I'm working with this sequence of functions:
$$f_n(x)=\frac{\log x}{\arctan{x^{1/n}}+x^{n}}$$
for $n\geq 2$ and $x \in (0,+\infty)$.
I have to find $f$ such that $f_{n} \rightarrow f$ pointwise in $(0,+\infty)$.
So, my idea is to compute the $$\lim_{n\to \infty}f_{n}(x) < \infty.$$
Computing such limit:
$$\lim_{n\to \infty}\frac{\log x}{\arctan{x^{1/n}}+x^{n}}=\lim_{n\to \infty}\frac{\log x}{x^{n}}=0.$$
So I can say that $f_{n} \rightarrow f$ pointwise with $f=0$.
Is this sufficient to answer the question? May I have to consider some other cases? Thank you very much.
EDIT I'm aking this because in the solution the answer is not $0$ everywhere but:
$$f= \begin{cases} \frac{4 \log x}{\pi} , & \text{if $x \in (0,1)$} \\ 0, & \text{if $x\geq 1$} \end{cases}$$
But I don't know how to prove that.

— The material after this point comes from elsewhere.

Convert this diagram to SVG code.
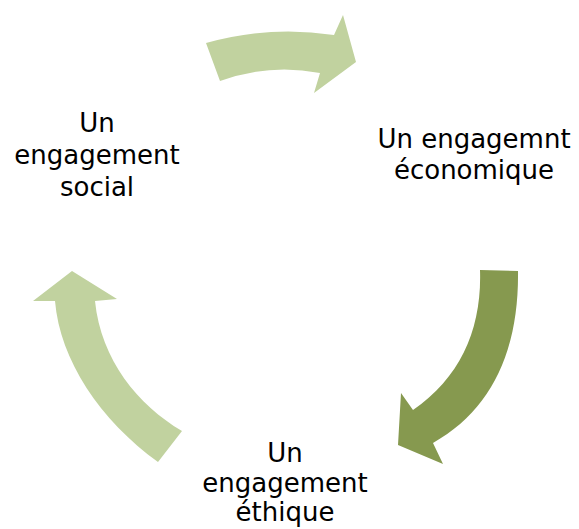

Thank you.
When $x>1$, you have that $\lim_{n\to \infty}\arctan(x^{\frac{1}{n}})=o(x^n)$
Thus, the denumerator is $O(x^n)$, while the numerator is $o(x^n)$, and so $\lim_{n\to \infty}f_n=0$.
For $0<x\leq1$ the reasoning is different (since the n-th root goes to 1, while the n-th power goes to 0):
$\lim_{n\to \infty} \arctan(x^{\frac{1}{n}})+x^n=\arctan{1}+0=\frac{\pi}{4}$